Thursday, April 15, 2010

Writing a play – I rant I rave, I write.


Contributed by Guest Blogger of the week, ML Kinney.

It started with an iota of an idea. It actually started by me getting rather pissed off one day by something I read. I don’t need to go any further with the “what.” My friends and family already know how I deal with getting pissed off – I rant, I rave, I write! (Usually taking an opposing argument, most times theirs, and using it to push my own home.) It gets frustrating for them that they have no rebuttal in my process, but it makes for good theatre.

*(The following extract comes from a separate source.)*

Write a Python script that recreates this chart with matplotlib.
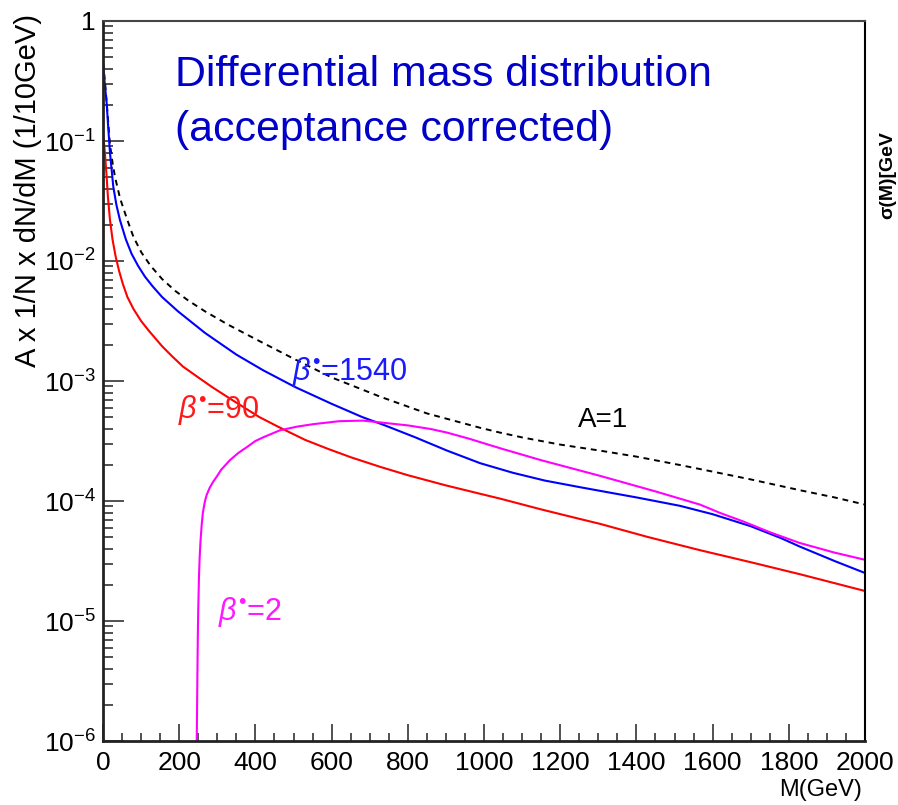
import numpy as np
import matplotlib
matplotlib.use("Agg")
import matplotlib.pyplot as plt
from matplotlib.ticker import FixedLocator, LogLocator, MultipleLocator, NullFormatter

plt.rcParams['font.family'] = ['Liberation Sans', 'DejaVu Sans']
plt.rcParams['mathtext.fontset'] = 'custom'
plt.rcParams['mathtext.rm'] = 'Liberation Sans'
plt.rcParams['mathtext.it'] = 'Liberation Sans:italic'
plt.rcParams['mathtext.bf'] = 'Liberation Sans:bold'

# -------------------------------
# Data (y given as log10 exponent)
# -------------------------------

# A=1 reference curve (dashed)
m_a1 = [0, 5, 10, 18, 25, 31.5, 45, 63, 80, 101, 125, 155, 190, 224, 268, 328,
        400, 504, 600, 727, 850, 990, 1042, 1100, 1200, 1304, 1400, 1514, 1600,
        1700, 1829, 1920, 2000]
log_a1 = [-0.35, -0.50, -0.69, -1.02, -1.18, -1.30, -1.48, -1.65, -1.80, -1.93,
          -2.04, -2.15, -2.25, -2.33, -2.42, -2.53, -2.65, -2.82, -2.97, -3.13,
          -3.27, -3.39, -3.43, -3.47, -3.53, -3.58, -3.63, -3.70, -3.755, -3.82,
          -3.91, -3.97, -4.03]

# beta* = 1540 (blue)
m_1540 = [0, 4, 9.6, 14, 18.4, 27, 35, 44.6, 60, 75, 92, 110, 130, 155, 197, 268,
          350, 420, 504, 600, 680, 740, 820, 903, 990, 1076, 1160, 1252, 1330,
          1400, 1514, 1600, 1700, 1780, 1829, 1920, 2000]
log_1540 = [-0.35, -0.50, -0.686, -0.90, -1.10, -1.38, -1.53, -1.66, -1.82, -1.94,
            -2.04, -2.13, -2.21, -2.30, -2.42, -2.60, -2.78, -2.91, -3.05, -3.19,
            -3.30, -3.37, -3.47, -3.58, -3.685, -3.765, -3.83, -3.885, -3.93,
            -3.97, -4.04, -4.11, -4.21, -4.31, -4.38, -4.50, -4.60]

# beta* = 90 (red)
m_90 = [0, 5, 9.6, 13, 18.4, 25, 33, 42, 52, 64, 80, 100, 120, 155, 180, 210, 250,
        286, 330, 370, 410, 459, 530, 590, 650, 727, 800, 900, 990, 1042, 1150,
        1252, 1304, 1430, 1567, 1700, 1829, 2000]
log_90 = [-0.93, -1.10, -1.30, -1.47, -1.66, -1.82, -1.96, -2.08, -2.19, -2.30,
          -2.40, -2.50, -2.58, -2.71, -2.79, -2.88, -2.97, -3.05, -3.14, -3.22,
          -3.30, -3.38, -3.49, -3.565, -3.635, -3.715, -3.785, -3.87, -3.94,
          -3.98, -4.07, -4.15, -4.19, -4.30, -4.41, -4.51, -4.61, -4.75]

# beta* = 2 (magenta)
m_2 = [246, 247, 248, 249, 250, 252, 254, 256, 259, 262, 267, 272, 280, 289, 300,
       310, 333, 355, 378, 400, 420, 465, 510, 551, 620, 682, 727, 800, 860, 903,
       960, 1042, 1150, 1304, 1450, 1567, 1620, 1680, 1750, 1829, 1920, 2000]
log_2 = [-6.0, -5.7, -5.38, -5.1, -4.9, -4.62, -4.45, -4.33, -4.2, -4.1, -4.01,
         -3.95, -3.89, -3.84, -3.79, -3.74, -3.66, -3.6, -3.55, -3.5, -3.47, -3.41,
         -3.38, -3.36, -3.335, -3.33, -3.345, -3.37, -3.40, -3.43, -3.48, -3.56,
         -3.66, -3.79, -3.92, -4.03, -4.1, -4.17, -4.26, -4.35, -4.43, -4.49]

y_ticks = [1e-6, 1e-5, 1e-4, 1e-3, 1e-2, 1e-1, 1]
y_tick_labels = [r'$10^{-6}$', r'$10^{-5}$', r'$10^{-4}$', r'$10^{-3}$',
                 r'$10^{-2}$', r'$10^{-1}$', '1']

# -------------------------------
# Plot
# -------------------------------

fig = plt.figure(figsize=(8.98, 8.05), dpi=100)
ax = fig.add_axes([103 / 898, 64 / 805, 762 / 898, 720 / 805])

ax.plot(m_a1, 10.0 ** np.array(log_a1), color='black', lw=1.4, ls=(0, (3, 2.5)))
ax.plot(m_1540, 10.0 ** np.array(log_1540), color='#0000ff', lw=1.5)
ax.plot(m_90, 10.0 ** np.array(log_90), color='#ff0000', lw=1.5)
ax.plot(m_2, 10.0 ** np.array(log_2), color='#ff00ff', lw=1.5)

ax.set_yscale('log')
ax.set_xlim(0, 2000)
ax.set_ylim(1e-6, 1)

ax.xaxis.set_major_locator(MultipleLocator(200))
ax.xaxis.set_minor_locator(MultipleLocator(50))
ax.yaxis.set_major_locator(FixedLocator(y_ticks))
ax.set_yticklabels(y_tick_labels)
ax.yaxis.set_minor_locator(LogLocator(base=10, subs=np.arange(2, 10)))
ax.yaxis.set_minor_formatter(NullFormatter())

ax.tick_params(which='both', direction='in', top=False, right=False,
               color='#333333', width=1.2, labelsize=19)
ax.tick_params(axis='y', which='major', length=15, pad=5)
ax.tick_params(axis='y', which='minor', length=7)
ax.tick_params(axis='x', which='major', length=12, pad=7)
ax.tick_params(axis='x', which='minor', length=6)

for side in ['left', 'bottom']:
    ax.spines[side].set_linewidth(2)
    ax.spines[side].set_color('#222222')
ax.spines['right'].set_linewidth(1.5)
ax.spines['top'].set_linewidth(1.5)
ax.spines['top'].set_color('#444444')

# Texts
ax.text(0.0945, 0.925, 'Differential mass distribution', transform=ax.transAxes,
        color='#0000c8', fontsize=30.8, ha='left', va='center')
ax.text(0.0945, 0.849, '(acceptance corrected)', transform=ax.transAxes,
        color='#0000c8', fontsize=30.8, ha='left', va='center')

beta = r'$\mathit{\beta}^{•}$'
ax.text(496, 1.19e-3, beta + '=1540', color='#1a1aff',
        fontsize=22, ha='left', va='center')
ax.text(197, 5.7e-4, beta + '=90', color='#ff1a1a',
        fontsize=22, ha='left', va='center')
ax.text(302, 1.19e-5, beta + '=2', color='#ff1aff',
        fontsize=22, ha='left', va='center')
ax.text(1247, 4.73e-4, 'A=1', color='black', fontsize=20, ha='left', va='center')

fig.text(28 / 898, 1 - 14 / 805, 'A x 1/N x dN/dM (1/10GeV)', rotation=90,
         ha='center', va='top', fontsize=21)
fig.text(862 / 898, 1 - 790 / 805, 'M(GeV)', ha='right', va='center', fontsize=17)
fig.text(888 / 898, 1 - 175 / 805, 'σ(M)[GeV', rotation=90, ha='center',
         va='center', fontsize=14, fontweight='bold')

plt.savefig('out.png', dpi=100)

So this iota of an idea, this tirade took form, of course, as a play. It actually took form as a one-joke play of thirty pages. I brought it to the Milk Can and asked for a read. So one evening we sat down as a group and read out loud the jumble of pages I had assembled. From feedback, and me listening to both the script and comments, it became clear that this joke was more. It was more than an iota of an idea, a joke, but a reality for a script.

I spent some months reviewing the script and making notes. I then sat down with the arguments in the background, an echo bouncing in my skull, and I started in earnest to form a fully evolved reality that went beyond the punch line and actually became a play.

With this draft, I started in the Milk Can’s Scene Herd Uddered (SHU) development workshop series. After seven weeks of working, I was amazed at how the script grew -- it become a world of its own, which is Life Among The Natives.

I am now in the midst of pre-production for the premiere of this new play, a play which has taken a two-year trip down the aisle to center stage. The process and the piece astound me daily.

That’s not to say that my work is done. We are two weeks into the rehearsal process and I find myself re-writing as we go along. Most evenings I sit in the rehearsal room cutting and pasting scenes beyond recognition, where the actors can’t even follow along. I change a word, a sentence, I write a monologue. I come home and re-write new pages and drift off to sleep with the characters talking new arguments in my ear. I listen, re-write and listen again. And through this process, I watch as a world takes shape and an event, the event of theatre, takes form.

I sit nightly humbled in rehearsals by the energy present from a group of artists who are there to fully realize an iota of an idea that formed in my brain some two years earlier. It would have remained there, floating voices for my therapist, or stayed splayed on an unread page, but for the ability I have with the company I work with. This play would not be if it wasn’t for a group of people, The Milk Canners, whom I respect and cherish. They prodded and pushed for me to take this iota, this joke, this part of me to its realized conclusion, which shall complete its two year journey on May 8, 2010, as it is handed to an audience to devour and enjoy.